**Stated exercise:** Print exactly the lines running from the one that holds "Generate a Python" through the one that holds "plt.rcParams['axes.unicode_minus'] = False", please, and leave the pictures out.
[begin Supplied data]
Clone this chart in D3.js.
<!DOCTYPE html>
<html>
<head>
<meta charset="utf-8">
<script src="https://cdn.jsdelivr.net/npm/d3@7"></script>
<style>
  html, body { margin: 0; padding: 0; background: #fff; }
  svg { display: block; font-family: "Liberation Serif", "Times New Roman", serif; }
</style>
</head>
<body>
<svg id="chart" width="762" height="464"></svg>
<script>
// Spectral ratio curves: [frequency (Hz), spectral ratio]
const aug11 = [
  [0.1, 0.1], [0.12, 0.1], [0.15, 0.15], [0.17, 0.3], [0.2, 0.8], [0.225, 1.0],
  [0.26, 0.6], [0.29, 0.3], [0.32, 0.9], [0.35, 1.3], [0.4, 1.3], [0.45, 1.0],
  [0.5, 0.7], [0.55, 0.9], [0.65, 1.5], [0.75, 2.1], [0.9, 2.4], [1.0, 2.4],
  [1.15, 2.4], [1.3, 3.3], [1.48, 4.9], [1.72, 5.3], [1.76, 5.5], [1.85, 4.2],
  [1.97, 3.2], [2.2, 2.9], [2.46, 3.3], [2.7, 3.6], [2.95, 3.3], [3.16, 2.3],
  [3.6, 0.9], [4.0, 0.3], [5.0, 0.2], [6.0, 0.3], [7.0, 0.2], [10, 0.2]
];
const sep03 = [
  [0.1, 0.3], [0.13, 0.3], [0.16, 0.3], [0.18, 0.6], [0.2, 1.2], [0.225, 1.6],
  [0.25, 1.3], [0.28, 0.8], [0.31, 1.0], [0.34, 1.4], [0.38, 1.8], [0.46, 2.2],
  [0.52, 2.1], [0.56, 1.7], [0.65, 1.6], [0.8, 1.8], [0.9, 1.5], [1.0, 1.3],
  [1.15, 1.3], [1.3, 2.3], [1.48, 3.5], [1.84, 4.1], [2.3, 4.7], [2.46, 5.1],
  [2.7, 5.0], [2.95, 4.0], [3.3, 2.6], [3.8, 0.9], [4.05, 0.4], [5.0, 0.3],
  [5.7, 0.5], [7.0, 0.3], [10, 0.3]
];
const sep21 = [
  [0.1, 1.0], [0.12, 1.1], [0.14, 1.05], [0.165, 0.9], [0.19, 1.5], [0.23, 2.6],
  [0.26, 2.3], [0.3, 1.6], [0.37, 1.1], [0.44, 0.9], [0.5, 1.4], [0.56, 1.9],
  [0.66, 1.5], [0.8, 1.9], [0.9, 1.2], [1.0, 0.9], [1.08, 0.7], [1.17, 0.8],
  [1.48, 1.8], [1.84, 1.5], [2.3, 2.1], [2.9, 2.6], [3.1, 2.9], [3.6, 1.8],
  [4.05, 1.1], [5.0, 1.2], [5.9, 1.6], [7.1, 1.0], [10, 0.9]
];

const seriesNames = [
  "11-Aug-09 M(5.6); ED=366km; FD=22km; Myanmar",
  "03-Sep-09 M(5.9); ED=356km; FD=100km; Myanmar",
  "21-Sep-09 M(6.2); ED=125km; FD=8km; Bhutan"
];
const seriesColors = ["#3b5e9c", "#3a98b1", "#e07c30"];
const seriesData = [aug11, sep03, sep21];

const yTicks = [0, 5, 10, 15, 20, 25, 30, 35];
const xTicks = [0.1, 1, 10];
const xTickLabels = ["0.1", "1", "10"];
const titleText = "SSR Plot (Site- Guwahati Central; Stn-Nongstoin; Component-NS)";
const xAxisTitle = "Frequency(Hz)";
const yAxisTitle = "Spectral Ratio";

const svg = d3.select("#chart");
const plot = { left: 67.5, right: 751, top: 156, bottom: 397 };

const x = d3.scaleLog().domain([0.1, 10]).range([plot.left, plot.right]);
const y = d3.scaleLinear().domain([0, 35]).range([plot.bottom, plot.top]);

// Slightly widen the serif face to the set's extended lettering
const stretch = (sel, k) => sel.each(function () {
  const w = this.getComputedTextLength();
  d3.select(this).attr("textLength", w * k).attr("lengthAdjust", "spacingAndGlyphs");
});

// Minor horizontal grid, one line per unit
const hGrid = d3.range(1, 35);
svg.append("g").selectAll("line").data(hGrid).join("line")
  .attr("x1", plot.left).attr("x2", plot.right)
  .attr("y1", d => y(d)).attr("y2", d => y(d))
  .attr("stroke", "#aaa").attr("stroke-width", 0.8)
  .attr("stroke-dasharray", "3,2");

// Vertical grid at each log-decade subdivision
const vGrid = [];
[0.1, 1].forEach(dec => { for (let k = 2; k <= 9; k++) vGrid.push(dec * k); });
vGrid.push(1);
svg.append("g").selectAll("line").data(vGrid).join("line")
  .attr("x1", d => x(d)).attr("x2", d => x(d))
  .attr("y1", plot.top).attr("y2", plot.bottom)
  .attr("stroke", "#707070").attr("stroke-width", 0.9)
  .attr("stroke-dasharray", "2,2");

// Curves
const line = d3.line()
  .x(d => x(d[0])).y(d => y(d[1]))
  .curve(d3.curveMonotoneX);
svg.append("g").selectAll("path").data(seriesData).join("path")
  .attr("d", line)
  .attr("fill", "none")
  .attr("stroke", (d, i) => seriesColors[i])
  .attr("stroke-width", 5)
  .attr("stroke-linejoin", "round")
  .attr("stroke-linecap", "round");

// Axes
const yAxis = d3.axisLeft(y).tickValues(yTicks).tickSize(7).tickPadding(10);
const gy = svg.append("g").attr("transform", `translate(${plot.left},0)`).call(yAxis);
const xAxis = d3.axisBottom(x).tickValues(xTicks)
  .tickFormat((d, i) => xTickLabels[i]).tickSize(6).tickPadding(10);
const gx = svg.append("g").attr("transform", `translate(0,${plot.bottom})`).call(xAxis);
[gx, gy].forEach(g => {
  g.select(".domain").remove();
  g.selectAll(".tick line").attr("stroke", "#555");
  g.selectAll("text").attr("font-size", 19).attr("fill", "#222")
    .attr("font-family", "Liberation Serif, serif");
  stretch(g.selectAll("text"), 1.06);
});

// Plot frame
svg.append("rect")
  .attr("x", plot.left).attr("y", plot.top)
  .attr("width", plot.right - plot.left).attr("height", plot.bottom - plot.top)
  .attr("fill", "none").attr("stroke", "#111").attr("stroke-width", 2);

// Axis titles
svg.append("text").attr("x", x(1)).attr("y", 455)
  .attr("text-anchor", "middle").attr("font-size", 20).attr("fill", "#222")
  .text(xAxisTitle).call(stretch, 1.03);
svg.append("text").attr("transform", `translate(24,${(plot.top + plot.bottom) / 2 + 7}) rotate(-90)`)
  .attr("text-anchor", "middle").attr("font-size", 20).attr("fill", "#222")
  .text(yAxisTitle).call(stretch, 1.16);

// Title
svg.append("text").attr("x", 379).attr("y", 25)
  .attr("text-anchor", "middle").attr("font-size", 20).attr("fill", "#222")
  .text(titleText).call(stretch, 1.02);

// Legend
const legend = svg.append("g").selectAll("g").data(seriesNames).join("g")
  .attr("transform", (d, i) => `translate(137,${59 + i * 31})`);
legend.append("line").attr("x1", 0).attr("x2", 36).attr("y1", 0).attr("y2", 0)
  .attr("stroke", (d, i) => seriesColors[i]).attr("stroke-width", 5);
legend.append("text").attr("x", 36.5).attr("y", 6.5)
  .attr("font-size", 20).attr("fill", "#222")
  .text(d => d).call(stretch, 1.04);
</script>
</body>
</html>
[end Supplied data]
[begin Supplied data]
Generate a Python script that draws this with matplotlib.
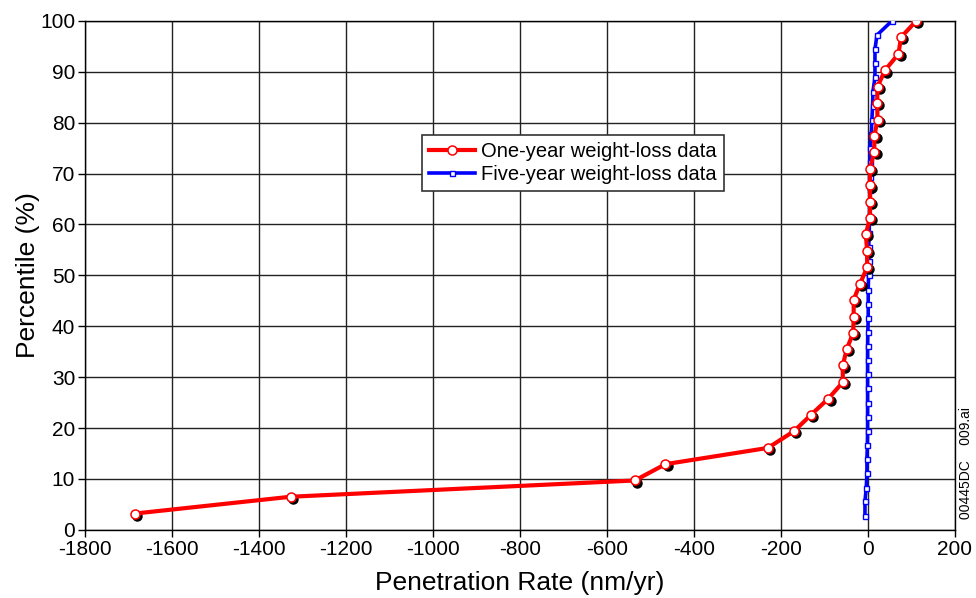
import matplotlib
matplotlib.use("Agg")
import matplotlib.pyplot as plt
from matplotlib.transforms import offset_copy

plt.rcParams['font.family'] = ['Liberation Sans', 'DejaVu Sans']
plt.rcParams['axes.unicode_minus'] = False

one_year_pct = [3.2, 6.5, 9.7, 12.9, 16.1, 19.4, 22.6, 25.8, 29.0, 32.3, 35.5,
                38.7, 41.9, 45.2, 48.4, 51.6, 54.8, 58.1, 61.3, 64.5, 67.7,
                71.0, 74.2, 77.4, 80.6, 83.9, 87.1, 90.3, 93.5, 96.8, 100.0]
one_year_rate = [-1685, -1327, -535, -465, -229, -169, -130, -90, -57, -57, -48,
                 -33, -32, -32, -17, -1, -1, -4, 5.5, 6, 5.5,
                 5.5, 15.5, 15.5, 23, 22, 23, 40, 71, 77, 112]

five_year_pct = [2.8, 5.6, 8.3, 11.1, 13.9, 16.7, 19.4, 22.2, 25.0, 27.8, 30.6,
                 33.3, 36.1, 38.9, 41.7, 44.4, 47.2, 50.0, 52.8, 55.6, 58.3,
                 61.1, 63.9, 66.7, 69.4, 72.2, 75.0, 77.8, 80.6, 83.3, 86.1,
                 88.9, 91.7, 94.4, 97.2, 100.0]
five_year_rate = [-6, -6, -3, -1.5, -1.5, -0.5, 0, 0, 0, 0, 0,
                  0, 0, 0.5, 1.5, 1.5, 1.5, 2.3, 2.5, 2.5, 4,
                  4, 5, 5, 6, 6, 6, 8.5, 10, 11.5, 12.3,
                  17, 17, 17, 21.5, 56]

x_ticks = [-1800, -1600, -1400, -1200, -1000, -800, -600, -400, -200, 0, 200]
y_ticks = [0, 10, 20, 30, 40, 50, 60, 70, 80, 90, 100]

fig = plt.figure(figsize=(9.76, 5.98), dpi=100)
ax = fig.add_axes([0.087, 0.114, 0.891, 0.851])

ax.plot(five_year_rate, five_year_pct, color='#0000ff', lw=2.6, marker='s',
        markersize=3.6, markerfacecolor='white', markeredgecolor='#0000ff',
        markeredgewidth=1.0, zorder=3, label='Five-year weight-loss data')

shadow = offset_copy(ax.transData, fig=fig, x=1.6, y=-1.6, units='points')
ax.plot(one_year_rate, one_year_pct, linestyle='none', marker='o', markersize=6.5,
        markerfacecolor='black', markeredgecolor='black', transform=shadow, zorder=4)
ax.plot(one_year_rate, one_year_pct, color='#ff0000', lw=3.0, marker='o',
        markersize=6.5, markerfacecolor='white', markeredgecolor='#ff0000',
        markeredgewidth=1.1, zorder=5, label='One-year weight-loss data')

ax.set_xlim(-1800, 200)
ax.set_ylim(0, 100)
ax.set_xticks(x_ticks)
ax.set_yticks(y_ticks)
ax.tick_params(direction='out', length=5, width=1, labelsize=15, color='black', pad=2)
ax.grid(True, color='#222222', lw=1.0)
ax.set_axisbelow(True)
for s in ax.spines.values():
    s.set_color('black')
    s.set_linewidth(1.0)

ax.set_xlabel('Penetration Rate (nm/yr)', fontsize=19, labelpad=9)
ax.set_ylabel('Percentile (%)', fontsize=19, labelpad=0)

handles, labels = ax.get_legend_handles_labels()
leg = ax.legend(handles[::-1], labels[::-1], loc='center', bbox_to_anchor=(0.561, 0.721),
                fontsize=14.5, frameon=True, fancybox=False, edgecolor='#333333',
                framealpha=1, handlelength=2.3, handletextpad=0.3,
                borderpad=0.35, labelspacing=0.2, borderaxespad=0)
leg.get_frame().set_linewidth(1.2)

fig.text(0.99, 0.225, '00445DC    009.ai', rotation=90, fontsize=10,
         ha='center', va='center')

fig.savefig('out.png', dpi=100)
[end Supplied data]
[begin Supplied data]
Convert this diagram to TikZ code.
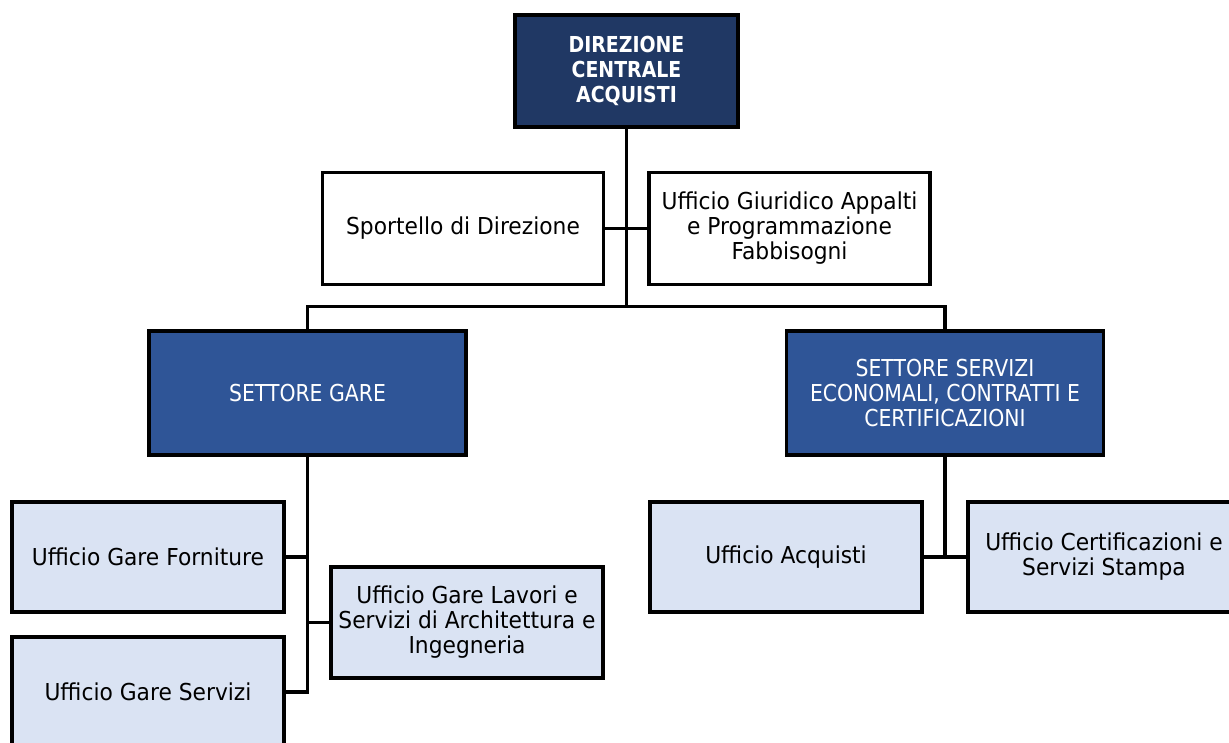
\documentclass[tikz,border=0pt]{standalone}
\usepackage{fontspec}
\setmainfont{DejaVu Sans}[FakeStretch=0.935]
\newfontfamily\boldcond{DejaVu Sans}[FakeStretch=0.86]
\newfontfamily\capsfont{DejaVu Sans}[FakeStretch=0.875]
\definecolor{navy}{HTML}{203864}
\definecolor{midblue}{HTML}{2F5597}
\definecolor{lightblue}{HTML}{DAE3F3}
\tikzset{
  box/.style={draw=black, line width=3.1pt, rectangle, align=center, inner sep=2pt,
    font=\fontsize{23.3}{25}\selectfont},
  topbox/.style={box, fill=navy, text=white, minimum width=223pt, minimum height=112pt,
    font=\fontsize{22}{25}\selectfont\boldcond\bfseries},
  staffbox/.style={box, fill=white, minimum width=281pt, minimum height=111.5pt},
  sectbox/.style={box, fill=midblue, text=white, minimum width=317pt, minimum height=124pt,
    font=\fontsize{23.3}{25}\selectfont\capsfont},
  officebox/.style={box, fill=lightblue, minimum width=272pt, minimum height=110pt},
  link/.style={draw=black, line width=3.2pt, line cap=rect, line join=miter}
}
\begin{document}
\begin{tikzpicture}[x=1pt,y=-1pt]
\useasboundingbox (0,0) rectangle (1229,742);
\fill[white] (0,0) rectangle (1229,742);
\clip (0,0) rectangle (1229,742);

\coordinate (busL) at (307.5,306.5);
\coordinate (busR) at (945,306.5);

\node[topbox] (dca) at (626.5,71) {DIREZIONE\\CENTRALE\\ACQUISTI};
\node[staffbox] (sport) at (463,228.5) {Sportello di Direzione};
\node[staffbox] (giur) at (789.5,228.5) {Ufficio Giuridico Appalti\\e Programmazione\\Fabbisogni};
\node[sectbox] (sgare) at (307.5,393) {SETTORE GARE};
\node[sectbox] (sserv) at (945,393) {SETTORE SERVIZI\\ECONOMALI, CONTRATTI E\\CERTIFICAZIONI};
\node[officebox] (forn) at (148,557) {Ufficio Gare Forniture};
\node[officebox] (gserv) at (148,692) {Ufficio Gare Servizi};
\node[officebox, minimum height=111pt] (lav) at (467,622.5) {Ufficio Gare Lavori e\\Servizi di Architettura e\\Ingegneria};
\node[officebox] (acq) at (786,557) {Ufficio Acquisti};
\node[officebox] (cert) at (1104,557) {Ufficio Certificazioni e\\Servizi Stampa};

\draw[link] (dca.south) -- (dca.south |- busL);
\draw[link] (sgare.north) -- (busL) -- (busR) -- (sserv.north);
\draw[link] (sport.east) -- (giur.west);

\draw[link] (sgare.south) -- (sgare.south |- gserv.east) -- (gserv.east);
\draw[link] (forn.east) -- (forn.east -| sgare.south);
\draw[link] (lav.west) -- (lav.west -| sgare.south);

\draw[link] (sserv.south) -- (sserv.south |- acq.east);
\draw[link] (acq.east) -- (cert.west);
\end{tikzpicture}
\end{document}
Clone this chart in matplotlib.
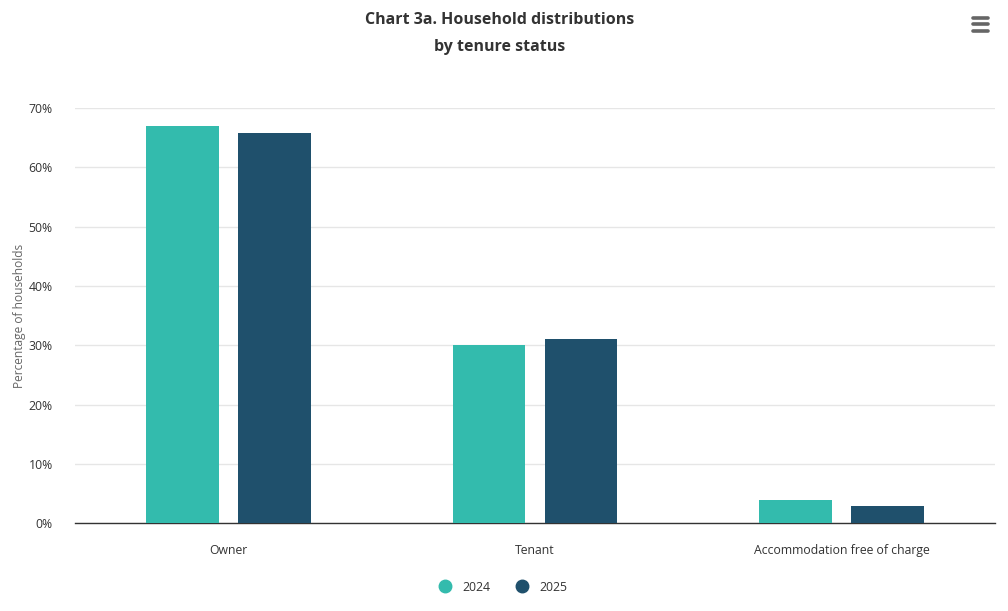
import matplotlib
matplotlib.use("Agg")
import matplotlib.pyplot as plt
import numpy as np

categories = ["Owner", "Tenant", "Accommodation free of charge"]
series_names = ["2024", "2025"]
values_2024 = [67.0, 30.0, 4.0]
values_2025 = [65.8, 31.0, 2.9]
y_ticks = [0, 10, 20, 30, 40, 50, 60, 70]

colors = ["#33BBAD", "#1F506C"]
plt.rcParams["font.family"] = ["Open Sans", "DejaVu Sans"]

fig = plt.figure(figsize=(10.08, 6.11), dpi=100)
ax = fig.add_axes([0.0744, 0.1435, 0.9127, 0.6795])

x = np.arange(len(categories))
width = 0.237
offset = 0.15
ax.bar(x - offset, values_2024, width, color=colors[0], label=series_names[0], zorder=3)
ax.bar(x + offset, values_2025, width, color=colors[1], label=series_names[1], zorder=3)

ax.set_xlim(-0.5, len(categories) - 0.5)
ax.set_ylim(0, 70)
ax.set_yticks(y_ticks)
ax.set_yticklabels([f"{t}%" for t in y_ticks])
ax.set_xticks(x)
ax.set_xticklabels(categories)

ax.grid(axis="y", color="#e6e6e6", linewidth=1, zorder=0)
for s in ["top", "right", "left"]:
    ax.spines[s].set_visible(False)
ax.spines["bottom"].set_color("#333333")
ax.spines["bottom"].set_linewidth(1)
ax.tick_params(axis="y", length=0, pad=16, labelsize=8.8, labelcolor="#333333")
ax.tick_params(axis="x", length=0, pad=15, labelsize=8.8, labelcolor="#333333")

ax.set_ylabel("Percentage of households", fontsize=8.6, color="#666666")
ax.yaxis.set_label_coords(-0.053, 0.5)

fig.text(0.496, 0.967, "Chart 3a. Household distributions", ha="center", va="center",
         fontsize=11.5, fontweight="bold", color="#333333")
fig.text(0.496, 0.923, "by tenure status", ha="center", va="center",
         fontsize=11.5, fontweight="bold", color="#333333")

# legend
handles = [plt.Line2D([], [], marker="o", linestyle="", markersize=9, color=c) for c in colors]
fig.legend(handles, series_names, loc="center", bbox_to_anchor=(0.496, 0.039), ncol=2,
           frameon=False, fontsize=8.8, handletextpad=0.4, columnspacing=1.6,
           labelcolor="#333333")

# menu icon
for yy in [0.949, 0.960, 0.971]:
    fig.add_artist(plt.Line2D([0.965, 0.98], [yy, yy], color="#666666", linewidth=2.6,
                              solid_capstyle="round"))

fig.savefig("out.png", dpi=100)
[end Supplied data]
**Correct output:**
Generate a Python script that draws this with matplotlib.
import matplotlib
matplotlib.use("Agg")
import matplotlib.pyplot as plt
from matplotlib.transforms import offset_copy

plt.rcParams['font.family'] = ['Liberation Sans', 'DejaVu Sans']
plt.rcParams['axes.unicode_minus'] = False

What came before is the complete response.